How about FDUP, FSWAP, etc.?  Here you are paying a proportionally larger
penalty for memory-based pointer manipulations.

>    From my own experience, the separate stack becomes an advantage, or at
> the very least, no disadvantage.  Coupled with the much greater ease in
> writing code, I am a stone-cold-separate-floating-stack advocate.
>    Perhaps I should stand before the TC to make my own "empassioned plea".
> Nah, it's already too late.
I didn't consider it an "empassioned plea" myself.  Just a statement of
fact.  Harris (and other stack machine vendors, to the best of my
knowledge) don't plan on supporting a separate hardware floating point
stack.  The other reasons I gave in my previous post were what I
perceive as the pro-unified stack point of view.  It is up to
the TC to sort out the facts and reach a wise decision.
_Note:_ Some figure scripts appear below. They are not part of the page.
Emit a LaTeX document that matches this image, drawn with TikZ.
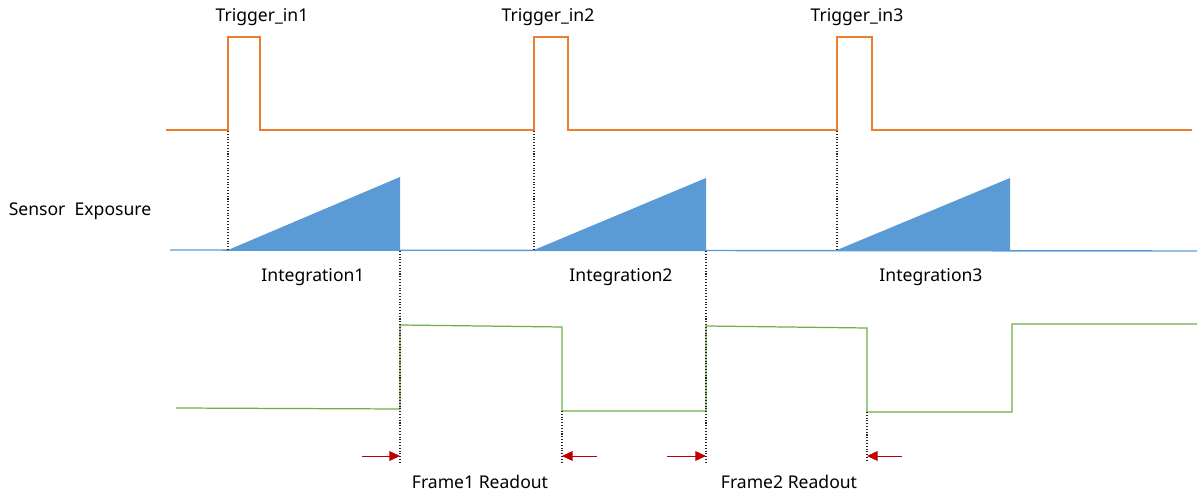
\documentclass[tikz,border=0pt]{standalone}
\usepackage{fontspec}
\setmainfont{Noto Sans}
\usepackage{xcolor}
\usetikzlibrary{arrows.meta, positioning, calc}
\definecolor{triggerorange}{RGB}{237, 125, 49}
\definecolor{exposeblue}{RGB}{91, 155, 213}
\definecolor{readgreen}{RGB}{112, 173, 71}
\definecolor{markred}{RGB}{192, 0, 0}

\begin{document}
\begin{tikzpicture}[x=0.02cm, y=-0.02cm,
    label/.style={font=\fontsize{10}{12}\selectfont, inner sep=0pt},
    trigger/.style={draw=triggerorange, line width=0.8pt},
    exposure/.style={draw=exposeblue, line width=0.8pt},
    ramp/.style={fill=exposeblue, draw=none},
    readout/.style={draw=readgreen, line width=0.7pt},
    guide/.style={densely dotted, line width=0.6pt, black!85},
    marker/.style={-{Triangle[length=6pt, width=5.5pt]}, markred, line width=0.5pt}
]
    \useasboundingbox (0,0) rectangle (1198,496);

    % Trigger in
    \draw[trigger] (166,130) -- (228,130) -- (228,37) -- (260,37) -- (260,130)
        -- (534,130) -- (534,37) -- (568,37) -- (568,130)
        -- (837,130) -- (837,37) -- (872,37) -- (872,130) -- (1192,130);
    \node[label] (trig1) at (262,17) {Trigger\_in1};
    \node[label] (trig2) at (548,17) {Trigger\_in2};
    \node[label] (trig3) at (857,17) {Trigger\_in3};

    % Sensor exposure
    \node[label] (sensor) at (80,211) {Sensor\ \ Exposure};
    \fill[ramp] (228,250) -- (400,177) -- (400,250) -- cycle;
    \fill[ramp] (534,250) -- (706,178) -- (706,250) -- cycle;
    \fill[ramp] (837,250) -- (1010,178) -- (1010,250) -- cycle;
    \draw[exposure] (170,250) -- (1197,251);
    \node[label] (integ1) at (313,277) {Integration1};
    \node[label] (integ2) at (621,277) {Integration2};
    \node[label] (integ3) at (931,277) {Integration3};

    % Frame readout
    \draw[readout] (176,408) -- (400,409) -- (400,325) -- (562,327) -- (562,411)
        -- (706,411) -- (706,326) -- (867,328) -- (867,412) -- (1012,412)
        -- (1012,324) -- (1197,324);
    \node[label] (frame1) at (480,482) {Frame1 Readout};
    \node[label] (frame2) at (789,482) {Frame2 Readout};

    % Guides
    \coordinate (g1a) at (228,131);  \coordinate (g1b) at (228,250);
    \coordinate (g2a) at (534,131);  \coordinate (g2b) at (534,250);
    \coordinate (g3a) at (837,131);  \coordinate (g3b) at (837,250);
    \coordinate (r1a) at (400,251);  \coordinate (r1b) at (400,462);
    \coordinate (r2a) at (562,411);  \coordinate (r2b) at (562,462);
    \coordinate (r3a) at (706,251);  \coordinate (r3b) at (706,462);
    \coordinate (r4a) at (867,412);  \coordinate (r4b) at (867,462);
    \foreach \a/\b in {g1a/g1b, g2a/g2b, g3a/g3b, r1a/r1b, r2a/r2b, r3a/r3b, r4a/r4b}
        \draw[guide] (\a) -- (\b);

    % Arrows
    \draw[marker] (362,456) -- (r1a |- 0,456);
    \draw[marker] (597,456) -- (r2a |- 0,456);
    \draw[marker] (667,456) -- (r3a |- 0,456);
    \draw[marker] (902,456) -- (r4a |- 0,456);
\end{tikzpicture}
\end{document}
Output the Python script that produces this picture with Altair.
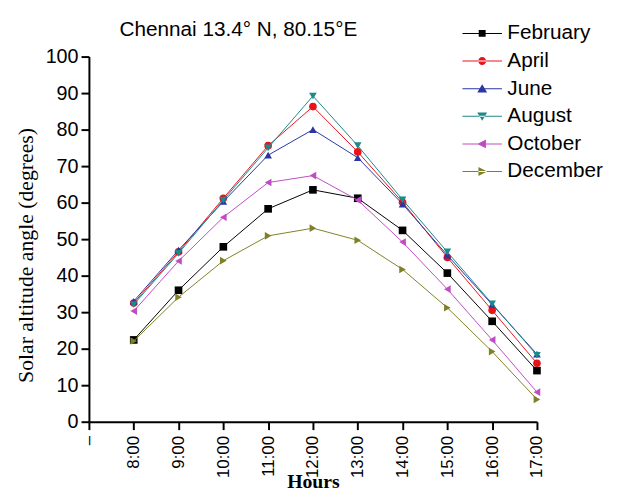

>     Oh, I thought we were talking about *Forth*.  Seriously, your point
> about how a C compiler would implement FP operations is well taken.  Harris'
> success could well be based on the efficiency of a C compiler on your chip.
> But you admit that the jury is still out.  This is a direct conflict with
> the common-practice argument. 
No conflict at all.  The common practice argument should be restricted
to Forth.  The jury is out on C.  I have no performance numbers, and am
therefore unwilling to preclude future use of a unified stack (OR, a
split stack).  The issue is whether the TC wants to take into account
the very likely possibility (based on size, memory,  and context switching
considerations) that unified stacks will be significantly more
efficient on future stack machines.  We all know that many Forth
programmers value efficiency above conformance to a standard.

  Phil Koopman                koopman@greyhound.ece.cmu.edu   Arpanet
  2525A Wexford Run Rd.
  Wexford, PA  15090
Senior scientist at Harris Semiconductor, and adjunct professor at CMU.
I don't speak for them, and they don't speak for me.